A CultureMap Debate
Hot butt lawsuit burns the Dallas Cowboys, but is the case really frivolous ornot?
Texas sports fans may have already heard the story of Jennelle Carrillo, the Cleburne woman who filed a lawsuit this week against the Dallas Cowboys and owner Jerry Jones over severe buttocks burns.
The Cowboys fan claims to have suffered injury, pain, disfigurement and more after sitting on a black marble bench outside of new Cowboys Stadium before a team scrimmage in August 2010.
As with anything to do with a potentially frivolous lawsuit or butt injuries, the issue sparked lively debate in our morning editorial meeting. Here's some of the debate:
Chris Baldwin, the resident bulldog, believes that we should try to understand the full story.

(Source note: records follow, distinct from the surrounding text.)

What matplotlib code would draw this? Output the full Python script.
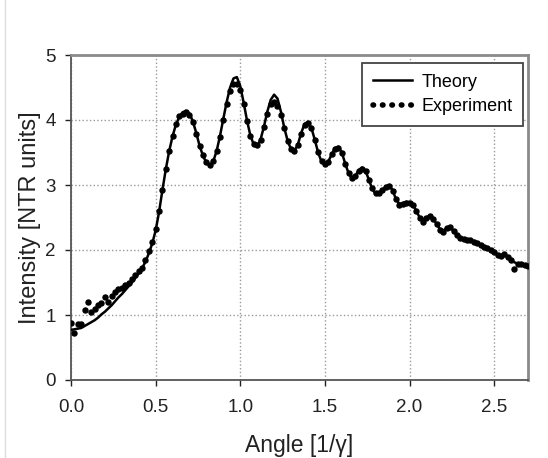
import matplotlib.pyplot as plt
import numpy as np
from matplotlib.lines import Line2D

plt.rcParams['font.family'] = ['Liberation Sans', 'DejaVu Sans']

angle = np.round(np.arange(0, 2.71, 0.02), 2)

theory = [0.77, 0.78, 0.79, 0.80, 0.83, 0.86, 0.89, 0.92, 0.96, 1.01,
          1.05, 1.10, 1.15, 1.21, 1.27, 1.32, 1.38, 1.44, 1.50, 1.57,
          1.64, 1.72, 1.82, 1.95, 2.10, 2.30, 2.58, 2.92, 3.24, 3.52,
          3.75, 3.93, 4.05, 4.12, 4.14, 4.10, 3.98, 3.80, 3.60, 3.45,
          3.34, 3.30, 3.36, 3.52, 3.75, 4.02, 4.28, 4.50, 4.64, 4.66,
          4.52, 4.27, 3.99, 3.76, 3.62, 3.60, 3.70, 3.90, 4.13, 4.31,
          4.39, 4.33, 4.13, 3.88, 3.68, 3.55, 3.53, 3.62, 3.80, 3.94,
          3.97, 3.88, 3.70, 3.50, 3.36, 3.31, 3.36, 3.47, 3.57, 3.59,
          3.50, 3.33, 3.18, 3.10, 3.14, 3.23, 3.27, 3.22, 3.08, 2.94,
          2.86, 2.87, 2.92, 2.98, 3.00, 2.92, 2.78, 2.71, 2.72, 2.74,
          2.74, 2.70, 2.60, 2.50, 2.46, 2.50, 2.53, 2.48, 2.40, 2.32,
          2.30, 2.34, 2.35, 2.29, 2.23, 2.19, 2.17, 2.17, 2.16, 2.14,
          2.11, 2.08, 2.06, 2.03, 2.00, 1.97, 1.93, 1.92, 1.93, 1.90,
          1.85, 1.81, 1.79, 1.78, 1.77, 1.76]

experiment = [0.88, 0.72, 0.86, 0.86, 1.08, 1.20, 1.05, 1.10, 1.15, 1.18,
              1.28, 1.20, 1.30, 1.36, 1.40, 1.42, 1.46, 1.50, 1.56, 1.62,
              1.67, 1.73, 1.85, 1.99, 2.12, 2.32, 2.60, 2.93, 3.25, 3.52,
              3.76, 3.94, 4.06, 4.10, 4.12, 4.08, 3.97, 3.79, 3.60, 3.46,
              3.35, 3.31, 3.37, 3.52, 3.74, 4.00, 4.25, 4.44, 4.55, 4.56,
              4.46, 4.24, 3.98, 3.76, 3.63, 3.61, 3.70, 3.89, 4.10, 4.25,
              4.27, 4.22, 4.08, 3.87, 3.68, 3.56, 3.53, 3.62, 3.79, 3.92,
              3.95, 3.87, 3.70, 3.51, 3.37, 3.32, 3.36, 3.47, 3.56, 3.57,
              3.49, 3.33, 3.19, 3.11, 3.14, 3.22, 3.25, 3.21, 3.08, 2.95,
              2.87, 2.87, 2.92, 2.97, 2.98, 2.91, 2.78, 2.70, 2.71, 2.73,
              2.73, 2.69, 2.60, 2.50, 2.43, 2.49, 2.53, 2.47, 2.40, 2.31,
              2.28, 2.34, 2.35, 2.29, 2.23, 2.19, 2.17, 2.16, 2.16, 2.13,
              2.11, 2.08, 2.05, 2.03, 2.00, 1.97, 1.92, 1.91, 1.94, 1.89,
              1.85, 1.71, 1.79, 1.78, 1.77, 1.76]

fig = plt.figure(figsize=(5.48, 4.58), dpi=100)
ax = fig.add_axes([71 / 548, 1 - 380 / 458, 457 / 548, 325 / 458])

ax.plot(angle, theory, '-', color='black', lw=1.8, zorder=3)
ax.plot(angle, experiment, 'o', color='black', ms=3.6, zorder=4)

ax.set_xlim(0, 2.7)
ax.set_ylim(0, 5)
ax.set_xticks([0.0, 0.5, 1.0, 1.5, 2.0, 2.5])
ax.set_xticklabels(['0.0', '0.5', '1.0', '1.5', '2.0', '2.5'])
ax.set_yticks([0, 1, 2, 3, 4, 5])
ax.grid(True, ls=':', color='#999999', lw=1.0)
ax.tick_params(labelsize=13.5, colors='#222222', length=4, width=1)
ax.tick_params(axis='y', pad=7)
ax.tick_params(axis='x', pad=9.5)

for s in ['left', 'bottom']:
    ax.spines[s].set_color('#555555')
    ax.spines[s].set_linewidth(1.3)
for s in ['top', 'right']:
    ax.spines[s].set_color('#8a8a8a')
    ax.spines[s].set_linewidth(2.0)

ax.set_xlabel('Angle [1/γ]', fontsize=16.5, color='#222222', labelpad=13)
ax.set_ylabel('Intensity [NTR units]', fontsize=17, color='#222222', labelpad=3)

handles = [Line2D([], [], color='black', lw=1.8),
           Line2D([], [], color='black', lw=4, ls=(0, (0.1, 1.6)),
                  dash_capstyle='round')]
leg = ax.legend(handles, ['Theory', 'Experiment'], loc='upper right',
                bbox_to_anchor=(0.99, 0.976), borderaxespad=0,
                fontsize=13, fancybox=False, edgecolor='#444444',
                framealpha=1, handlelength=2.2, handletextpad=0.5,
                borderpad=0.6, labelspacing=0.42)
leg.get_frame().set_linewidth(1.3)

fig.add_artist(Line2D([5 / 548, 5 / 548], [0, 1], color='#dddddd', lw=1))

fig.savefig('out.png', dpi=100)
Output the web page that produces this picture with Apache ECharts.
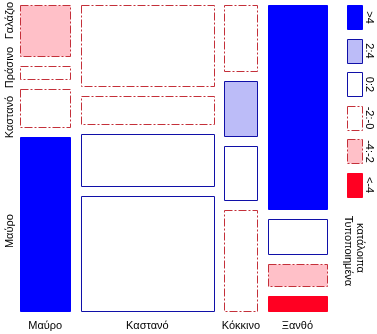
<!DOCTYPE html>
<html><head><meta charset="utf-8">
<script src="https://cdn.jsdelivr.net/npm/echarts@6/dist/echarts.min.js"></script>
<style>html,body{margin:0;padding:0;background:#fff}#c{width:377px;height:334px}</style>
</head><body><div id="c"></div>
<script>
// Data
const hairColors = ['Μαύρο', 'Καστανό', 'Κόκκινο', 'Ξανθό'];
const eyeColors = ['Μαύρο', 'Καστανό', 'Πράσινο', 'Γαλάζιο']; // bottom -> top
const eyeBrown = [68, 119, 26, 7];
const eyeHazel = [15, 54, 14, 10];
const eyeGreen = [5, 29, 14, 16];
const eyeBlue  = [20, 84, 17, 94];
const legendLabels = ['>4', '2:4', '0:2', '-2:-0', '-4:-2', '<-4'];
const legendTitle = ['Τυποποιημένα', 'κατάλοιπα'];

// Styles
const FONT = '"Liberation Sans", Arial, sans-serif';
const RED = '#c4303a', DBLUE = '#1010a8';
const DASH = [8, 2, 2, 2];
const styles = [
  {fill: '#0000ff', stroke: '#0000ff', dash: null},
  {fill: '#bcbcf8', stroke: DBLUE, dash: null},
  {fill: '#ffffff', stroke: DBLUE, dash: null},
  {fill: '#ffffff', stroke: RED, dash: DASH},
  {fill: '#ffc0c8', stroke: RED, dash: DASH},
  {fill: '#ff0022', stroke: '#ff0022', dash: null}
];
const GX = 22.2, GY = 0.0362; // gaps in axis units
const leftLabelNudge = [7, 9, -5, -10];

const counts = hairColors.map((_, h) => [eyeBrown[h], eyeHazel[h], eyeGreen[h], eyeBlue[h]]);
const N = counts.flat().reduce((a, b) => a + b, 0);
const rowTot = counts.map(r => r.reduce((a, b) => a + b, 0));
const colTot = eyeColors.map((_, e) => counts.reduce((a, r) => a + r[e], 0));
function cls(r) {
  if (r > 4) return 0; if (r > 2) return 1; if (r > 0) return 2;
  if (r >= -2) return 3; if (r >= -4) return 4; return 5;
}
const data = [];
let xc = 0;
counts.forEach((row, h) => {
  const x0 = xc, x1 = xc + rowTot[h];
  let yc = 0;
  row.forEach((v, e) => {
    const y0 = yc, y1 = yc + v / rowTot[h];
    const ex = rowTot[h] * colTot[e] / N;
    data.push([x0, x1, y0, y1, cls((v - ex) / Math.sqrt(ex)), h, e]);
    yc = y1 + GY;
  });
  xc = x1 + GX;
});

const chart = echarts.init(document.getElementById('c'), null, {renderer: 'canvas'});
const legendGraphics = [];
legendLabels.forEach((lab, i) => {
  const st = styles[i];
  const y = 5 + i * 33.5;
  legendGraphics.push({type: 'rect', shape: {x: 347.5, y: Math.round(y) + 0.5, width: 15, height: 24},
    style: {fill: st.fill, stroke: st.stroke, lineWidth: 1, lineDash: st.dash}});
  legendGraphics.push({type: 'text', x: 369, y: y + 12.5, rotation: -Math.PI / 2,
    style: {text: lab, font: '11px ' + FONT, fill: '#000', textAlign: 'center', textVerticalAlign: 'middle'}});
});
legendGraphics.push({type: 'text', x: 348, y: 251, rotation: -Math.PI / 2,
  style: {text: legendTitle[0], font: '11px ' + FONT, fill: '#000', textAlign: 'center', textVerticalAlign: 'middle'}});
legendGraphics.push({type: 'text', x: 360, y: 248, rotation: -Math.PI / 2,
  style: {text: legendTitle[1], font: '11px ' + FONT, fill: '#000', textAlign: 'center', textVerticalAlign: 'middle'}});

chart.setOption({
  animation: false,
  grid: {left: 20, right: 50, top: 5, bottom: 23, outerBoundsMode: 'none'},
  xAxis: {type: 'value', min: 0, max: N + 3 * GX, show: false},
  yAxis: {type: 'value', min: 0, max: 1 + 3 * GY, show: false},
  graphic: legendGraphics,
  series: [{
    type: 'custom',
    data: data,
    encode: {x: [0, 1], y: [2, 3]},
    renderItem: function (params, api) {
      const c = api.value(4), h = api.value(5), e = api.value(6);
      const p0 = api.coord([api.value(0), api.value(3)]);
      const p1 = api.coord([api.value(1), api.value(2)]);
      const x = Math.round(p0[0]), y = Math.round(p0[1]);
      const w = Math.round(p1[0]) - x, hh = Math.round(p1[1]) - y;
      const st = styles[c];
      const children = [{type: 'rect', shape: {x: x + 0.5, y: y + 0.5, width: w, height: hh},
        style: {fill: st.fill, stroke: st.stroke, lineWidth: 1, lineDash: st.dash}}];
      if (h === 0) {
        children.push({type: 'text', x: 10, y: (p0[1] + p1[1]) / 2 + leftLabelNudge[e], rotation: Math.PI / 2,
          style: {text: eyeColors[e], font: '11px ' + FONT, fill: '#000', textAlign: 'center', textVerticalAlign: 'middle'}});
      }
      if (e === 0) {
        children.push({type: 'text', x: (p0[0] + p1[0]) / 2, y: p1[1] + 15,
          style: {text: hairColors[h], font: '11px ' + FONT, fill: '#000', textAlign: 'center', textVerticalAlign: 'middle'}});
      }
      return {type: 'group', children: children};
    }
  }]
});
</script>
</body></html>
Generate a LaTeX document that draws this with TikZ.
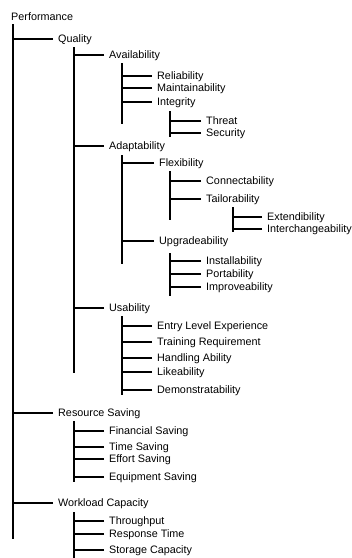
\documentclass[tikz,border=0pt]{standalone}
\usepackage{fontspec}
\setmainfont{Liberation Sans}
\tikzset{
  item/.style={anchor=west, inner xsep=5pt, inner ysep=0pt, text height=7.5pt, text depth=0pt, font=\fontsize{10.8}{12}\selectfont},
  branch/.style={line width=1.4pt}
}
\begin{document}
\begin{tikzpicture}[x=1pt,y=-1pt]
\useasboundingbox (0,0) rectangle (352,558);
% labels
\node[item] (perf) at (6,17) {Performance};
\node[item] (qual) at (53,39) {Quality};
\node[item] (avail) at (104,55) {Availability};
\node[item] (rel) at (152,76) {Reliability};
\node[item] (main) at (152,88) {Maintainability};
\node[item] (integ) at (152,102) {Integrity};
\node[item] (threat) at (201,121) {Threat};
\node[item] (sec) at (201,133) {Security};
\node[item] (adapt) at (104,146) {Adaptability};
\node[item] (flex) at (154,163) {Flexibility};
\node[item] (conn) at (201,181) {Connectability};
\node[item] (tail) at (201,199) {Tailorability};
\node[item] (ext) at (262,217) {Extendibility};
\node[item] (inter) at (262,229) {Interchangeability};
\node[item] (upg) at (154,241) {Upgradeability};
\node[item] (inst) at (201,261) {Installability};
\node[item] (port) at (201,274) {Portability};
\node[item] (impr) at (201,287) {Improveability};
\node[item] (usab) at (104,308) {Usability};
\node[item] (entry) at (152,326) {Entry Level Experience};
\node[item] (train) at (152,342) {Training Requirement};
\node[item] (handl) at (152,358) {Handling Ability};
\node[item] (like) at (152,372) {Likeability};
\node[item] (demo) at (152,390) {Demonstratability};
\node[item] (res) at (53,413) {Resource Saving};
\node[item] (fin) at (104,431) {Financial Saving};
\node[item] (time) at (104,447) {Time Saving};
\node[item] (eff) at (104,459) {Effort Saving};
\node[item] (equip) at (104,477) {Equipment Saving};
\node[item] (work) at (53,503) {Workload Capacity};
\node[item] (thru) at (104,521) {Throughput};
\node[item] (resp) at (104,534) {Response Time};
\node[item] (stor) at (104,550) {Storage Capacity};
% trunks
\coordinate (perf-t) at (13,24);  \coordinate (perf-b) at (13,539);
\coordinate (qual-t) at (74,47);  \coordinate (qual-b) at (74,373);
\coordinate (avail-t) at (122,63); \coordinate (avail-b) at (122,124);
\coordinate (integ-t) at (170,111); \coordinate (integ-b) at (170,137);
\coordinate (adapt-t) at (122,155); \coordinate (adapt-b) at (122,264);
\coordinate (flex-t) at (170,171); \coordinate (flex-b) at (170,220);
\coordinate (tail-t) at (233,207); \coordinate (tail-b) at (233,232);
\coordinate (upg-t) at (170,253); \coordinate (upg-b) at (170,296);
\coordinate (usab-t) at (122,316); \coordinate (usab-b) at (122,395);
\coordinate (res-t) at (74,421); \coordinate (res-b) at (74,482);
\coordinate (work-t) at (74,512); \coordinate (work-b) at (74,558);
\draw[branch] (perf-t) -- (perf-b);
\draw[branch] (qual-t) -- (qual-b);
\draw[branch] (avail-t) -- (avail-b);
\draw[branch] (integ-t) -- (integ-b);
\draw[branch] (adapt-t) -- (adapt-b);
\draw[branch] (flex-t) -- (flex-b);
\draw[branch] (tail-t) -- (tail-b);
\draw[branch] (upg-t) -- (upg-b);
\draw[branch] (usab-t) -- (usab-b);
\draw[branch] (res-t) -- (res-b);
\draw[branch] (work-t) -- (work-b);
% branches
\draw[branch] (qual.west) -- (qual.west -| perf-t);
\draw[branch] (res.west) -- (res.west -| perf-t);
\draw[branch] (work.west) -- (work.west -| perf-t);
\draw[branch] (avail.west) -- (avail.west -| qual-t);
\draw[branch] (adapt.west) -- (adapt.west -| qual-t);
\draw[branch] (usab.west) -- (usab.west -| qual-t);
\draw[branch] (rel.west) -- (rel.west -| avail-t);
\draw[branch] (main.west) -- (main.west -| avail-t);
\draw[branch] (integ.west) -- (integ.west -| avail-t);
\draw[branch] (threat.west) -- (threat.west -| integ-t);
\draw[branch] (sec.west) -- (sec.west -| integ-t);
\draw[branch] (flex.west) -- (flex.west -| adapt-t);
\draw[branch] (upg.west) -- (upg.west -| adapt-t);
\draw[branch] (conn.west) -- (conn.west -| flex-t);
\draw[branch] (tail.west) -- (tail.west -| flex-t);
\draw[branch] (ext.west) -- (ext.west -| tail-t);
\draw[branch] (inter.west) -- (inter.west -| tail-t);
\draw[branch] (inst.west) -- (inst.west -| upg-t);
\draw[branch] (port.west) -- (port.west -| upg-t);
\draw[branch] (impr.west) -- (impr.west -| upg-t);
\draw[branch] (entry.west) -- (entry.west -| usab-t);
\draw[branch] (train.west) -- (train.west -| usab-t);
\draw[branch] (handl.west) -- (handl.west -| usab-t);
\draw[branch] (like.west) -- (like.west -| usab-t);
\draw[branch] (demo.west) -- (demo.west -| usab-t);
\draw[branch] (fin.west) -- (fin.west -| res-t);
\draw[branch] (time.west) -- (time.west -| res-t);
\draw[branch] (eff.west) -- (eff.west -| res-t);
\draw[branch] (equip.west) -- (equip.west -| res-t);
\draw[branch] (thru.west) -- (thru.west -| work-t);
\draw[branch] (resp.west) -- (resp.west -| work-t);
\draw[branch] (stor.west) -- (stor.west -| work-t);
\end{tikzpicture}
\end{document}
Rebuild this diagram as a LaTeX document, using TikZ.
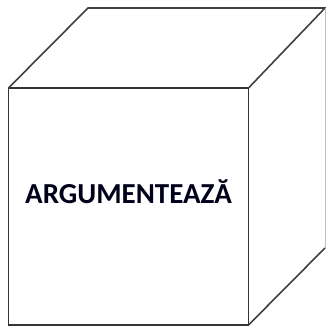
\documentclass[tikz,border=0pt]{standalone}
\usepackage{fontspec}
\setmainfont{Carlito}
\usepackage{tikz}

\begin{document}
\begin{tikzpicture}[x=1pt, y=1pt, every node/.style={font=\bfseries\fontsize{29}{33}\selectfont}]
			\useasboundingbox (0,0) rectangle (326,327);
			\coordinate (FBL) at (8.5,2);
			\coordinate (FBR) at (248.5,2);
			\coordinate (FTR) at (248.5,239);
			\coordinate (FTL) at (8.5,239);
			\coordinate (BTL) at (88,319);
			\coordinate (BTR) at (325,319);
			\coordinate (BBR) at (325,79);
			\node[text=black!90!blue, anchor=base] (L) at (128.5,123) {ARGUMENTEAZĂ};
			\draw[line width=1.6pt, black!80] (FBL) -- (FBR) -- (FTR) -- (FTL) -- cycle;
			\draw[line width=1.6pt, black!75] (FTL) -- (BTL) -- (BTR) -- (FTR);
			\draw[line width=1.6pt, black!75] (FBR) -- (BBR);
			\draw[line width=0.6pt, black!25] (BTR) -- (BBR);
		\end{tikzpicture}
\end{document}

Chris says: "I just think that we rush to blame people who sue, without knowing everything — I mean, people still blame the McDonald's coffee lady, and if you know the whole story, she obviously had a case."
Joel Luks, arts aficionado, thinks that the lady must have been crazy for sitting so long — but that she ought to get them for all they're worth.
Joel says: "If you get hurt and you fine somebody like the Cowboys, that have a lot of fucking money, why would you not try to get as much money as possible? Because you burned your ass — wait, what did she burn? I'm assuming that she burned her ass.
"I mean, was she just frying there, thinking my legs are hurting, I should get up?"
Sarah Rufca, our foodie, lawsuit expert and pragmatist, doesn't believe in suing for suing's sake.
Sarah says: "If a bench is a liability and not a service, we can't even have benches. And I like benches.
"I had leather seats in my car, and leather is not even stone, and it got really hot and it burned me — but I never sued anyone about that. Maybe I should have.
"I mean, I think the Cowboys could argue that they probably weren't expecting people to sit on marble benches in the heat with a naked butt or with exposed legs (the woman's attorney says she was wearing long pants and still got burned). I just can't believe that she didn't put her hand down first, not only to check the temperature, but to balance and guide herself into seated position . . . Like a plane landing.
This writer would have known long before sitting whether the surface of the bench was too hot.
I say: "I often wipe a chair or a bench just to make sure I'm not sitting on crumbs or something [a quirk which Sarah has apparently noted on multiple occasions]."
Tyler Rudick, a guy who knows his bizarre crime, suggests that we conduct a bench experiment to test the temperatures of different materials.
Tyler says: "The world is a much more dangerous place than you think it is."